SHORT PROBLEM —
Could you copy every line from the material below in which "script" appears?

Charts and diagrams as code
☆ ☆ ☆ ☆ ☆

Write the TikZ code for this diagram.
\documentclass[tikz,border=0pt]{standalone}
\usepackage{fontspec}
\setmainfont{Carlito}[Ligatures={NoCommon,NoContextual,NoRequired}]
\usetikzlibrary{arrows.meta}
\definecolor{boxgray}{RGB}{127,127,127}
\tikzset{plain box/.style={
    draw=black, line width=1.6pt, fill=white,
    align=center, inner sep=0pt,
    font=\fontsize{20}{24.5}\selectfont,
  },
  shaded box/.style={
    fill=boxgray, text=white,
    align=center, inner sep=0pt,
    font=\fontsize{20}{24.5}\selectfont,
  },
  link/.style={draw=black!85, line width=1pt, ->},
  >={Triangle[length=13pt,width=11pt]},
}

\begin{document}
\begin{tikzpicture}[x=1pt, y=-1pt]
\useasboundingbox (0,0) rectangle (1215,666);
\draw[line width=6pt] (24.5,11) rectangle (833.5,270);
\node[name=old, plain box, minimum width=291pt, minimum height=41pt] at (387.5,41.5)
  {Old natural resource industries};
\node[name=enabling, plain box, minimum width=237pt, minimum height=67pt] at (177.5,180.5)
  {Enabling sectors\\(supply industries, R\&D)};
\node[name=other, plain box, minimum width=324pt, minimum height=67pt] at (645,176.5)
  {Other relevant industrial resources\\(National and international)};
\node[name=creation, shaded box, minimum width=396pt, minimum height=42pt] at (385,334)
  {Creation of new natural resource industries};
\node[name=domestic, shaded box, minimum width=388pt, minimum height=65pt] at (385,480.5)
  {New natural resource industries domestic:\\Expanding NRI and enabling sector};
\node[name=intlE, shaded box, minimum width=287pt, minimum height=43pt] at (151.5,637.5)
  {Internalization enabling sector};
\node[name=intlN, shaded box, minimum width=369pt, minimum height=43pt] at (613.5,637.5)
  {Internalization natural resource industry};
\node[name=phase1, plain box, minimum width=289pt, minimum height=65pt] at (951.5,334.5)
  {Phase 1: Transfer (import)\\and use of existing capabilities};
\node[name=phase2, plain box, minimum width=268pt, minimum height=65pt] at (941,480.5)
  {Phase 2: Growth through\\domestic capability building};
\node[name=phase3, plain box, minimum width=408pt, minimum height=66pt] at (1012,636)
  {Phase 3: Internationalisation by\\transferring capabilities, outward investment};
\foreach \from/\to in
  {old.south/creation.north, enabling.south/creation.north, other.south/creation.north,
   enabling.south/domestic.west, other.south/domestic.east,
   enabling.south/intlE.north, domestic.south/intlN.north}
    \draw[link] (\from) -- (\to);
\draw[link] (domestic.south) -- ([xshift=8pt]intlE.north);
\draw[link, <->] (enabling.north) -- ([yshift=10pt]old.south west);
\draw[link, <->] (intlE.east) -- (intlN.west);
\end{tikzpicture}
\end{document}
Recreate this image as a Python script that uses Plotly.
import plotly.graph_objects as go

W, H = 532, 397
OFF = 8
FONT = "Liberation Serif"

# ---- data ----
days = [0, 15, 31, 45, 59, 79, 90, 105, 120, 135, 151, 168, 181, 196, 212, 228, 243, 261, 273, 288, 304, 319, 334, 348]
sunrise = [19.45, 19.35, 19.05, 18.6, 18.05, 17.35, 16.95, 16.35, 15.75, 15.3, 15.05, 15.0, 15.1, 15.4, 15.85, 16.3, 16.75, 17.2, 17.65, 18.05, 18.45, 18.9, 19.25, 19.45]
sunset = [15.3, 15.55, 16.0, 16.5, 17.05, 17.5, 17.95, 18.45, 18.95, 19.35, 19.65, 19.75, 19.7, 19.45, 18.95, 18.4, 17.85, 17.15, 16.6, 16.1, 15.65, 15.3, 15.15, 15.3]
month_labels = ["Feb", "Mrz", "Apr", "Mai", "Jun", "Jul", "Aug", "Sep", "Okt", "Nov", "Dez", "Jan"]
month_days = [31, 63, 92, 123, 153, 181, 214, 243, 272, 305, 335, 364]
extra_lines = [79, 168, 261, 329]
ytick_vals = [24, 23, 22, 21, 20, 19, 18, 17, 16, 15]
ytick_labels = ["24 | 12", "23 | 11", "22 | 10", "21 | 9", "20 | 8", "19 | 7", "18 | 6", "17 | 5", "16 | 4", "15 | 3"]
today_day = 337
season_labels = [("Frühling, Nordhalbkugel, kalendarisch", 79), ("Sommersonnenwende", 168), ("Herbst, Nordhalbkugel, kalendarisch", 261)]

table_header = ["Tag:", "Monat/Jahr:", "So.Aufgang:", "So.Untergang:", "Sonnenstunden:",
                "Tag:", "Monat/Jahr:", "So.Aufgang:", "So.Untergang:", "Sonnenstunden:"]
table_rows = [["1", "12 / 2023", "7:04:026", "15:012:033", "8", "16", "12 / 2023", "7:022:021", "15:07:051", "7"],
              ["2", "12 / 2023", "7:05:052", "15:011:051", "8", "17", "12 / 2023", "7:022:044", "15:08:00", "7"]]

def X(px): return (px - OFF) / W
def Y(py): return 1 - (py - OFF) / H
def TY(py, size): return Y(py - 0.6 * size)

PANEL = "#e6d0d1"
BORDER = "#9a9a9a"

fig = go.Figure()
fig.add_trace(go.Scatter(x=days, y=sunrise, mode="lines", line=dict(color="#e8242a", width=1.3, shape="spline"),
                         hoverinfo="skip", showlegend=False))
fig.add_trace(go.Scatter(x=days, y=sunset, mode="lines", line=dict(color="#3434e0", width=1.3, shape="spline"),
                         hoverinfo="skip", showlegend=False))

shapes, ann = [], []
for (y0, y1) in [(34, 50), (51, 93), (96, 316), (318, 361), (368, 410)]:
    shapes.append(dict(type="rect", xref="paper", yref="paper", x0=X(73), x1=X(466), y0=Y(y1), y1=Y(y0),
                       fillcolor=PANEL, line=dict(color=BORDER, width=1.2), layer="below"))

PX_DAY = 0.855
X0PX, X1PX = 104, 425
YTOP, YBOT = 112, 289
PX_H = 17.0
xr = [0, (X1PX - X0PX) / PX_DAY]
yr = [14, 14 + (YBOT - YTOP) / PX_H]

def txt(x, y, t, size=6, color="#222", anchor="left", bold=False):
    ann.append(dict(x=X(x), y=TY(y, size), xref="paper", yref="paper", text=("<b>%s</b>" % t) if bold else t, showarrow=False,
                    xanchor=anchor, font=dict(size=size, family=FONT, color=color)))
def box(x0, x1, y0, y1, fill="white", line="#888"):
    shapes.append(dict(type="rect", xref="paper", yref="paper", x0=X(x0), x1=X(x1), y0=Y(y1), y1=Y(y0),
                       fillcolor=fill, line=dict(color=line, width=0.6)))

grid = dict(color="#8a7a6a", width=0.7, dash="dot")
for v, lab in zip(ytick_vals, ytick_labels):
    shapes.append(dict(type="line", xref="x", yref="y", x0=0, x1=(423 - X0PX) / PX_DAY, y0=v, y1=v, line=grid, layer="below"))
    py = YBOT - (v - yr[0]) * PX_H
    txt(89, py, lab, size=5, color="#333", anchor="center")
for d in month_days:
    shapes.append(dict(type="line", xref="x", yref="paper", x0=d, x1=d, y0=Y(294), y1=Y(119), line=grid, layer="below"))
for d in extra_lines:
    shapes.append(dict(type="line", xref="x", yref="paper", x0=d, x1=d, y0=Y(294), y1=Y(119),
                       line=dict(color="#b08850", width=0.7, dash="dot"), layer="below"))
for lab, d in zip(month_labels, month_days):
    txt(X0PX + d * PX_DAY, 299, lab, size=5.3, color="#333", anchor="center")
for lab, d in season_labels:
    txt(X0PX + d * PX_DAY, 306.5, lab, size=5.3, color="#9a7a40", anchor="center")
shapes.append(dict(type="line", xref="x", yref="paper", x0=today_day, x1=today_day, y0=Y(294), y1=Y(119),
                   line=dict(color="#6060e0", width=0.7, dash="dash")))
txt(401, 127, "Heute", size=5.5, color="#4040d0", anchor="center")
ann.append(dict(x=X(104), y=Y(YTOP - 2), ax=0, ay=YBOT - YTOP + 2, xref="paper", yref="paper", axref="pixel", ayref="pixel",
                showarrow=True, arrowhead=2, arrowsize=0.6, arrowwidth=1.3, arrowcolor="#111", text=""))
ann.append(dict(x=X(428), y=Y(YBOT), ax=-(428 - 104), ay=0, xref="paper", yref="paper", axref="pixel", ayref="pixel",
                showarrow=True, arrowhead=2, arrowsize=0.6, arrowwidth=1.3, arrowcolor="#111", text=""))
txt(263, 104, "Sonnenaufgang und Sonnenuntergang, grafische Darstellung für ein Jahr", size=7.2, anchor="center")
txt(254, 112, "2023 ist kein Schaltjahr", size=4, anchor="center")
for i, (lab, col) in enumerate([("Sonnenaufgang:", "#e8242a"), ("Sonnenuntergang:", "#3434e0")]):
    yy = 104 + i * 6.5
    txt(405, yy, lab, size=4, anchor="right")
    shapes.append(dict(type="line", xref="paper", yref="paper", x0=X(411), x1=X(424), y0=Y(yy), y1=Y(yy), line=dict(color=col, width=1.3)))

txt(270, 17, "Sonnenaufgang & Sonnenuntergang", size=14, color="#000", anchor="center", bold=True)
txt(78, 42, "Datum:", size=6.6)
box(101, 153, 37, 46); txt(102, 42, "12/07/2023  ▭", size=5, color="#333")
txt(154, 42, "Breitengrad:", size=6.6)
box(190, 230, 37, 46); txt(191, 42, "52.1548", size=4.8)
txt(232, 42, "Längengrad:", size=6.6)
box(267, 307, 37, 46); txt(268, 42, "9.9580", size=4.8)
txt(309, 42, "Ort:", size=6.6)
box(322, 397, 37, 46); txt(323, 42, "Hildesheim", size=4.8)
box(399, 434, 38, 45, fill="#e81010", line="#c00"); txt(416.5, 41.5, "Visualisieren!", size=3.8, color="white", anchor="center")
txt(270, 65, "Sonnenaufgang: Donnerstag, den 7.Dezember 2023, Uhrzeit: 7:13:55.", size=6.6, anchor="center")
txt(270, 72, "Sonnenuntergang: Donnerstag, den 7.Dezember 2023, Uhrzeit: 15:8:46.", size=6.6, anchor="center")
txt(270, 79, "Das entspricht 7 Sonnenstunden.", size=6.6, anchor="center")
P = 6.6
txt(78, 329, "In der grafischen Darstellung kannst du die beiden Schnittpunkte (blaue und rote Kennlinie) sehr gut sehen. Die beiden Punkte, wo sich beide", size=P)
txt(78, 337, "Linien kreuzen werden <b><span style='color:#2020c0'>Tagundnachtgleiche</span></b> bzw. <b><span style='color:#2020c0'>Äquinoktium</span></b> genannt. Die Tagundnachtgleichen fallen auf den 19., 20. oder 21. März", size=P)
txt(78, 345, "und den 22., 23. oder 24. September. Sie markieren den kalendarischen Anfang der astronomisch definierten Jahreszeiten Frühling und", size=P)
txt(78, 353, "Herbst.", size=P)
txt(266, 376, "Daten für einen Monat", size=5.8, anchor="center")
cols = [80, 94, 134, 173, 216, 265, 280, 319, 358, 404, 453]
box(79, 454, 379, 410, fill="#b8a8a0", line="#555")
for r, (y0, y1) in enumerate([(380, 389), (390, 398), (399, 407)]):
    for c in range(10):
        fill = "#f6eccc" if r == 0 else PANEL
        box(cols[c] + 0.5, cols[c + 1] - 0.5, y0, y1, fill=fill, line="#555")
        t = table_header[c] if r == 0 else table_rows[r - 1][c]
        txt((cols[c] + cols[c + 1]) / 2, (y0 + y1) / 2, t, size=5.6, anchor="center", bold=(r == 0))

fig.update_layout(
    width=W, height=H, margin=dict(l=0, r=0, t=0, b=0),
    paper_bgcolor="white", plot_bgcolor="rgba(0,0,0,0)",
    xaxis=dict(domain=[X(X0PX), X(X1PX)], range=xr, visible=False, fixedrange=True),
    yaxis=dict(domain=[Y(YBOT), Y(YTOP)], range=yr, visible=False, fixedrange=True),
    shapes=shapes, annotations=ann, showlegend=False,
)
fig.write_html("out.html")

☆ ☆ ☆ ☆ ☆

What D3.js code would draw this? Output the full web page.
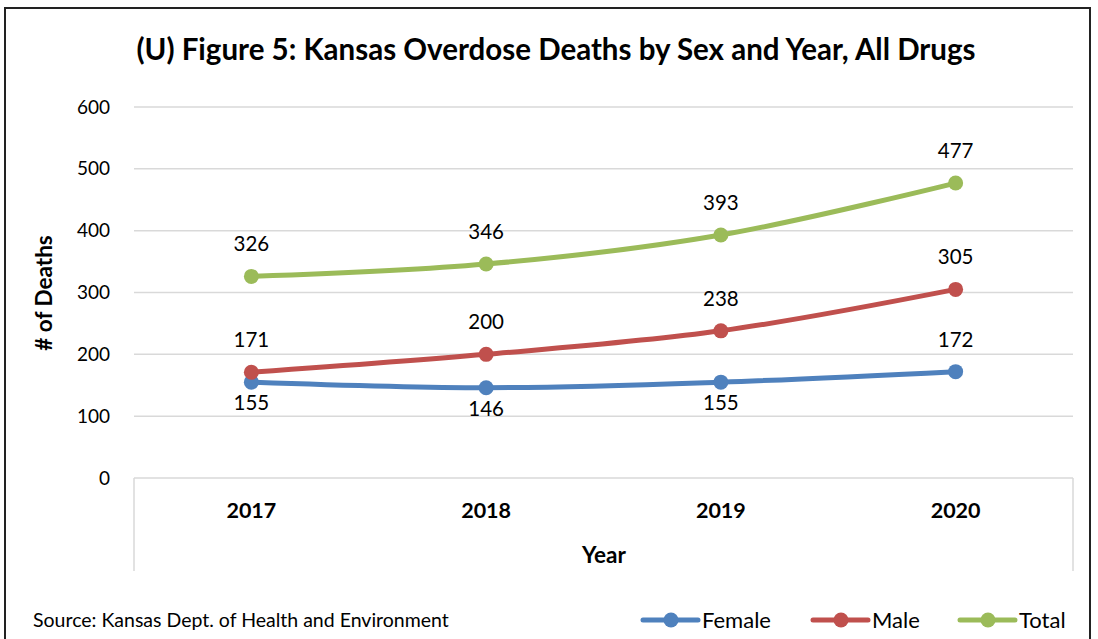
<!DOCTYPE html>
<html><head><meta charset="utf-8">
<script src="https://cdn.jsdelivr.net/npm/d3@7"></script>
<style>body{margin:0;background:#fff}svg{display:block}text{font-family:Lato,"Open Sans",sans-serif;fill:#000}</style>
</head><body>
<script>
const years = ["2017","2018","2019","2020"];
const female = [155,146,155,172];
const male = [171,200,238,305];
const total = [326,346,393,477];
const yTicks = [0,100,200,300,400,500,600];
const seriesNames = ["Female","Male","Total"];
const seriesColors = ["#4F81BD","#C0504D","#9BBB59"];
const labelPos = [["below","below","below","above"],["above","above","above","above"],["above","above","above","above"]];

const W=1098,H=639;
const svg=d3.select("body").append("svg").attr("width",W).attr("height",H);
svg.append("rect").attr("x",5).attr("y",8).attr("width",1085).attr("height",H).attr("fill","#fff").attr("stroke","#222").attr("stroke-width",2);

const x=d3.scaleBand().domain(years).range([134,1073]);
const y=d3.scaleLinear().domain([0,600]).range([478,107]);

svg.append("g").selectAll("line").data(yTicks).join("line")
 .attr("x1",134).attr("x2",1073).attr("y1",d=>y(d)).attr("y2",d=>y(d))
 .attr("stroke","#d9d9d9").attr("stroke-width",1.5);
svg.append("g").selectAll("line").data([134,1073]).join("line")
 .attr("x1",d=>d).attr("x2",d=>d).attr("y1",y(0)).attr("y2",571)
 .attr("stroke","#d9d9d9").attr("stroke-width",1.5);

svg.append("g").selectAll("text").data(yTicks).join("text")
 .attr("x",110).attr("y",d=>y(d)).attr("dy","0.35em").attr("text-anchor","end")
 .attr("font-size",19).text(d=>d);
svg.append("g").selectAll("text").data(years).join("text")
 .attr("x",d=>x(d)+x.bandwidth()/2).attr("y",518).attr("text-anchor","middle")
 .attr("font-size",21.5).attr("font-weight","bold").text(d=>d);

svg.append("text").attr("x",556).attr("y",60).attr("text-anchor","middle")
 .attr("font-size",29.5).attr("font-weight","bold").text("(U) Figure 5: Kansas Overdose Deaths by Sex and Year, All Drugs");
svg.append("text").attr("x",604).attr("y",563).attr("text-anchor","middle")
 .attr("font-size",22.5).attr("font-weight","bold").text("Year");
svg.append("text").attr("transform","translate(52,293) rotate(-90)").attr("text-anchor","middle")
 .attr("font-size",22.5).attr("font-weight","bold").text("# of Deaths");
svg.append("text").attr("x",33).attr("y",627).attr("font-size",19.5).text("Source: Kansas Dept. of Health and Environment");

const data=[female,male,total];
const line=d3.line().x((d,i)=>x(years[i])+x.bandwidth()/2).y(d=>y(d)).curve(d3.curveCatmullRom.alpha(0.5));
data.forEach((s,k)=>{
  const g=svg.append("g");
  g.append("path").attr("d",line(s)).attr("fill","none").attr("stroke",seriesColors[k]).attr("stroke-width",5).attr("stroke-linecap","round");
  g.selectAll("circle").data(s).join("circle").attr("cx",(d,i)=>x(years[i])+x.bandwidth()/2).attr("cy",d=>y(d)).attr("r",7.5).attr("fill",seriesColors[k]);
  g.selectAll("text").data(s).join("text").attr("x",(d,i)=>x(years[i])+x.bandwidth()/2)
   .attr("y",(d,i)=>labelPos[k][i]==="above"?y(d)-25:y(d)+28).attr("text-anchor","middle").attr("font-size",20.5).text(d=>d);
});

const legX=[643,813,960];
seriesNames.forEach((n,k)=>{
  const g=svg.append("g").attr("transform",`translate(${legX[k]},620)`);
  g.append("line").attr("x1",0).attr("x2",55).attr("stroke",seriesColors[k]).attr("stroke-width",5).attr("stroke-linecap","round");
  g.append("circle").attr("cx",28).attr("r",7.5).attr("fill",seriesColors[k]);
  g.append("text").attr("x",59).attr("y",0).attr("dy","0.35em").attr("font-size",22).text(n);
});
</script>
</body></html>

☆ ☆ ☆ ☆ ☆

THE COMPLETED TASK —
Recreate this image as a Python script that uses Plotly.
<script src="https://cdn.jsdelivr.net/npm/d3@7"></script>
<script>
</script>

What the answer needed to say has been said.